Update the patch according to Simon's comments.

ab added a comment.Mar 29 2016, 9:51 AM

So, I understand the huge tests are required to trigger the reduction recognizer. Have you considered changing that, for the sake of testability? The most obvious thing I can think of is to represent the flag as metadata in IR. That has other benefits:

  • do the analysis in IR rather than in SelectionDAGBuilder, which is already a big enough mess as it is ;)
  • only do the analysis for targets that use it: if only X86 can select reduction ops, what's the point in recognizing them elsewhere?

Another (possibly even crappier) alternative: add some "stress-test" commandline flag that overrides the isVectorReduction check on ADDs (or even adds the flag everywhere).

hfinkel accepted this revision.Apr 26 2016, 5:42 PM
hfinkel edited edge metadata.
In D14840#385786, @ab wrote:

So, I understand the huge tests are required to trigger the reduction recognizer. Have you considered changing that, for the sake of testability? The most obvious thing I can think of is to represent the flag as metadata in IR. That has other benefits:

  • do the analysis in IR rather than in SelectionDAGBuilder, which is already a big enough mess as it is ;)

Doing this early means that we need to presuppose what the backend legalization will do, understand target features,etc. The fact that it is hard to test backend components should be addressed by improving those components, not by moving things into the IR level unnecessarily.
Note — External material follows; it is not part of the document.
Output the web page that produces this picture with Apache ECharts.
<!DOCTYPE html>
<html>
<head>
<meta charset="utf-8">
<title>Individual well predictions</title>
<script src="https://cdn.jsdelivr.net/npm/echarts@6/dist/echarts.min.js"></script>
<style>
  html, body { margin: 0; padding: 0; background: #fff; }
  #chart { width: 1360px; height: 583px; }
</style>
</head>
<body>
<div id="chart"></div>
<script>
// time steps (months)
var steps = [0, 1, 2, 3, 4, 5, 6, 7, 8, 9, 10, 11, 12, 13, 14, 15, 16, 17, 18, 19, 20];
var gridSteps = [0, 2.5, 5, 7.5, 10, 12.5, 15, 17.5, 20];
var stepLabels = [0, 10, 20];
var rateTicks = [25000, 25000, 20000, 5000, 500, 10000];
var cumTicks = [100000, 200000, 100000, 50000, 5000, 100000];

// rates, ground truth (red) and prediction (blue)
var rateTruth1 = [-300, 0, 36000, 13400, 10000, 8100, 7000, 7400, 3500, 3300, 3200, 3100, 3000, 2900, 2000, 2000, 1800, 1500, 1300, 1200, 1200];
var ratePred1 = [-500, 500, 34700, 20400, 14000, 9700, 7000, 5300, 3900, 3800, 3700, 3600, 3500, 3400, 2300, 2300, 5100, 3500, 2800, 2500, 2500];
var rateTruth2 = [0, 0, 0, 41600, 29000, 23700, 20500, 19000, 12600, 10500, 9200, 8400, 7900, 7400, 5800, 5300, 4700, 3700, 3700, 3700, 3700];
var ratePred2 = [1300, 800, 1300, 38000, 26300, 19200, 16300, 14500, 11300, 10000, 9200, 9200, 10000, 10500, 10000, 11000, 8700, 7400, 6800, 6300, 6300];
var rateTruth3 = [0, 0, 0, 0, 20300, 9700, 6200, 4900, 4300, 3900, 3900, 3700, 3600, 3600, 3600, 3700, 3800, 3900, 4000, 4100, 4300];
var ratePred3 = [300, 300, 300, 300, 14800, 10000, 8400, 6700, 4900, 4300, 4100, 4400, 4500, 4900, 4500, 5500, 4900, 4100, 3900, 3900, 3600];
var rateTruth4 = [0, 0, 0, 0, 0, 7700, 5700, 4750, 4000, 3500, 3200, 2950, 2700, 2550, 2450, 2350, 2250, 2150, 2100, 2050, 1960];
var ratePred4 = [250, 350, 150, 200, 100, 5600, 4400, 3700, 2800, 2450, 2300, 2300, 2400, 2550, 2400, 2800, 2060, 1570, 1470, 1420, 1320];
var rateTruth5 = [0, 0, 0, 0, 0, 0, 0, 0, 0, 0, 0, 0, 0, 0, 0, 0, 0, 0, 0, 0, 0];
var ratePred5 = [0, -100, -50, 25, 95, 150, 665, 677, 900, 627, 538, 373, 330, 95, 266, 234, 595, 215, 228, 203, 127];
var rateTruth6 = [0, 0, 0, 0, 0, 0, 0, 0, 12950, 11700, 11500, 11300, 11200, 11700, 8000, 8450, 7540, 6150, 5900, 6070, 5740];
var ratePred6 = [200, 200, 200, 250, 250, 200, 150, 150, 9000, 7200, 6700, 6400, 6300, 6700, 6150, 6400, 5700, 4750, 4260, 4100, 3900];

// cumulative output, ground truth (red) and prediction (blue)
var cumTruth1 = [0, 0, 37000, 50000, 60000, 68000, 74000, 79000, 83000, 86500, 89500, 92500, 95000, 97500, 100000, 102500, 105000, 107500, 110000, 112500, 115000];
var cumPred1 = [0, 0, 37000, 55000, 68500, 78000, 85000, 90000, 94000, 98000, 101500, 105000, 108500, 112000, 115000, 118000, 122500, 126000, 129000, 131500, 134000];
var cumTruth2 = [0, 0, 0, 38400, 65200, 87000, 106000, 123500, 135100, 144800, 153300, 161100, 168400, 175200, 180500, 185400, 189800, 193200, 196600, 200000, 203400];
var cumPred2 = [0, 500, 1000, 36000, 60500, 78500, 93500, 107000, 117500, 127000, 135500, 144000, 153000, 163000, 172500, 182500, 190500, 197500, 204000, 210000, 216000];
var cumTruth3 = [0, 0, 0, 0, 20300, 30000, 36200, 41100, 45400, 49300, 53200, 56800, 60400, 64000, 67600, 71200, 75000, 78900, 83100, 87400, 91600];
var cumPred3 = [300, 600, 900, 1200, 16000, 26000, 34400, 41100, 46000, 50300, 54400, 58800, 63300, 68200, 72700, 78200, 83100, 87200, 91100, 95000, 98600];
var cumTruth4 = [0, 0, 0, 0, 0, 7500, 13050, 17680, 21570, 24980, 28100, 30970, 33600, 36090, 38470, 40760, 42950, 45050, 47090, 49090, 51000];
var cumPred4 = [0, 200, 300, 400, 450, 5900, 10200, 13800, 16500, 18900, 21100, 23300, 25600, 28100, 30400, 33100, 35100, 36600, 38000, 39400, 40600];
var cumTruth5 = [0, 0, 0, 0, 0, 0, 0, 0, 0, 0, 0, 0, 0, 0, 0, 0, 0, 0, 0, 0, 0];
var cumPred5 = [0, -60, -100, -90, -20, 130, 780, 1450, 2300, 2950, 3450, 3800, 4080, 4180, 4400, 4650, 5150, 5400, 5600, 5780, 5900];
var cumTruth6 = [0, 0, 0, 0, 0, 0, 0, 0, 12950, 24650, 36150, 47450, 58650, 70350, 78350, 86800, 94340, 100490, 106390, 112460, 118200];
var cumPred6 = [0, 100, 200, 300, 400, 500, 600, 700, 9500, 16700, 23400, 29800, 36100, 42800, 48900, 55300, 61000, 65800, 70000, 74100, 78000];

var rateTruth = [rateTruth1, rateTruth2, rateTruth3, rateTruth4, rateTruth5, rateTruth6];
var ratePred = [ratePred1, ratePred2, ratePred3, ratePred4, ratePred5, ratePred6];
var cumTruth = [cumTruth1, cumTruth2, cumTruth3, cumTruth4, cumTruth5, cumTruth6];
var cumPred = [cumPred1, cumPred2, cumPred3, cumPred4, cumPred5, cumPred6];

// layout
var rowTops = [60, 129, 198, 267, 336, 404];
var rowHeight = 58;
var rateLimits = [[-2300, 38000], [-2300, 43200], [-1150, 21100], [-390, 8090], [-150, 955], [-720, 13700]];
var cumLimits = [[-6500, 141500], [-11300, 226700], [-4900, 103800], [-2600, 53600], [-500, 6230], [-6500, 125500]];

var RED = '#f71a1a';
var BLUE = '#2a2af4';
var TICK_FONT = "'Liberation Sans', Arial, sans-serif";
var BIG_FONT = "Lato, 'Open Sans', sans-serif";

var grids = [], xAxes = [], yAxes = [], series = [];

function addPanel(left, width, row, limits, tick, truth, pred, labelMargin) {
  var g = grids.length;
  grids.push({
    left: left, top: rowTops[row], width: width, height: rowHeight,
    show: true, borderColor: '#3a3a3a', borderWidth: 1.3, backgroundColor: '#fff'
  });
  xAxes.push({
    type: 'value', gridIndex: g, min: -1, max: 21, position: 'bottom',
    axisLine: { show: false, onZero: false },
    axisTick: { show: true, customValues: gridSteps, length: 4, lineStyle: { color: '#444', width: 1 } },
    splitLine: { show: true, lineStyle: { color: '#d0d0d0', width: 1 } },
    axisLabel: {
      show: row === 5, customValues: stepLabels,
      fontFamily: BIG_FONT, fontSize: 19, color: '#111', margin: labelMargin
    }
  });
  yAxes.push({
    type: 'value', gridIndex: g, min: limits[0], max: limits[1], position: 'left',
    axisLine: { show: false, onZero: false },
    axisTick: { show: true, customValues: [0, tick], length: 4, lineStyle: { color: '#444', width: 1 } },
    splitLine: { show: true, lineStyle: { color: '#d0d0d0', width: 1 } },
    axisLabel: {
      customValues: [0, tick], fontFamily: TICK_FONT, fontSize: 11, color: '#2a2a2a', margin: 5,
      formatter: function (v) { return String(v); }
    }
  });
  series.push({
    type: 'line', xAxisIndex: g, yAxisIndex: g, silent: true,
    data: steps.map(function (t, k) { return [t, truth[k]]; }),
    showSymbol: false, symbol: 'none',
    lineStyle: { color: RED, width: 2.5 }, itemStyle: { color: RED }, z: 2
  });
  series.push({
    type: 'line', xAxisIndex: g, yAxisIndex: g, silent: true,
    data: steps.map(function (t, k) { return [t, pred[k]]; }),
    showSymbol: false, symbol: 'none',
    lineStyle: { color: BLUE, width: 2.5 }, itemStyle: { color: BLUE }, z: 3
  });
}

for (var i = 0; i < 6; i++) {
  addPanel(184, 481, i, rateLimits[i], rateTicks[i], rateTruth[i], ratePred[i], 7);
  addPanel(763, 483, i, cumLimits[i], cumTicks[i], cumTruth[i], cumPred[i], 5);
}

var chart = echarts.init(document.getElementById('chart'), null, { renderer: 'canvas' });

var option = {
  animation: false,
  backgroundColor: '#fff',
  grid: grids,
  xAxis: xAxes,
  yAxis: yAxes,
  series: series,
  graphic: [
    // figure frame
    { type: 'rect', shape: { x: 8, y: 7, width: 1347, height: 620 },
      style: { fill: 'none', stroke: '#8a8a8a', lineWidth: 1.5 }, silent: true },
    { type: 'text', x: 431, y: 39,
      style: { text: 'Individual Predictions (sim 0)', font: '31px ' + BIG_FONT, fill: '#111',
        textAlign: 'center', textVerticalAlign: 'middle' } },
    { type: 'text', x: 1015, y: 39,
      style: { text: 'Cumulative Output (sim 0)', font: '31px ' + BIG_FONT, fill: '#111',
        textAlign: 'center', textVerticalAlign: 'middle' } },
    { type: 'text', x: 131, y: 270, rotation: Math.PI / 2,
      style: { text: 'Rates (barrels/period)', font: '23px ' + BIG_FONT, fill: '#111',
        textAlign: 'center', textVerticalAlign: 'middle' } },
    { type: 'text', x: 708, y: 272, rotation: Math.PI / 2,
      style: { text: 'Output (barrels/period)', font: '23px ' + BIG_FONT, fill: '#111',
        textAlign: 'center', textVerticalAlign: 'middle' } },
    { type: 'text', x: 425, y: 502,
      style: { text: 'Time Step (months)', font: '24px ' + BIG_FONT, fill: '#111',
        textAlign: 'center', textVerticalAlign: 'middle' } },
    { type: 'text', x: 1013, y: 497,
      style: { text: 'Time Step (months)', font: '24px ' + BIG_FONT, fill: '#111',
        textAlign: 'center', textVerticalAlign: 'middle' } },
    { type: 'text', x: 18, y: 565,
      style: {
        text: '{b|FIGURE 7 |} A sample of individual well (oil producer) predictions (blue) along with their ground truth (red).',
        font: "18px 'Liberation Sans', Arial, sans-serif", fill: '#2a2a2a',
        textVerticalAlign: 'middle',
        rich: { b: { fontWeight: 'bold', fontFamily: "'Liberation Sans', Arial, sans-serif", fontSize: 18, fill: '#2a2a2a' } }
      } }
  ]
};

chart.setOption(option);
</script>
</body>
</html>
There are a few places where we do this kind of thing out of necessity (because, for example, we lack sufficient loop analysis capabilities in the backend; PPCCTRLoops is an example), and it's a mess. You're certainly right, however, that SelectionDAGBuilder could use some refactoring (or at least partitioning). It might never happen, however, before the entire thing gets replaced by GlobalISel ;)

  • only do the analysis for targets that use it: if only X86 can select reduction ops, what's the point in recognizing them elsewhere?

Other targets will use this as well. PowerPC has vsumsws and friends. AArch64 has vaddv, etc.

Another (possibly even crappier) alternative: add some "stress-test" commandline flag that overrides the isVectorReduction check on ADDs (or even adds the flag everywhere).

Honestly, the test cases don't look that bad. The IR, at least, is fairly succinct. It's never going to be super-small because we're matching a non-trivial pattern. The CHECK lines are definitely over constraining, but that's a symptom of the way they're autogenerated. I don't actually like tests like this which seem to strongly cover irrelevant register-alllocation decisions, but that's a larger problem with many tests in the backend. Hand-coded tests making proper use of CHECK-DAG and named regex patterns for allocated registers would be smaller.

LGTM.

This revision is now accepted and ready to land.Apr 26 2016, 5:42 PM
This revision was automatically updated to reflect the committed changes.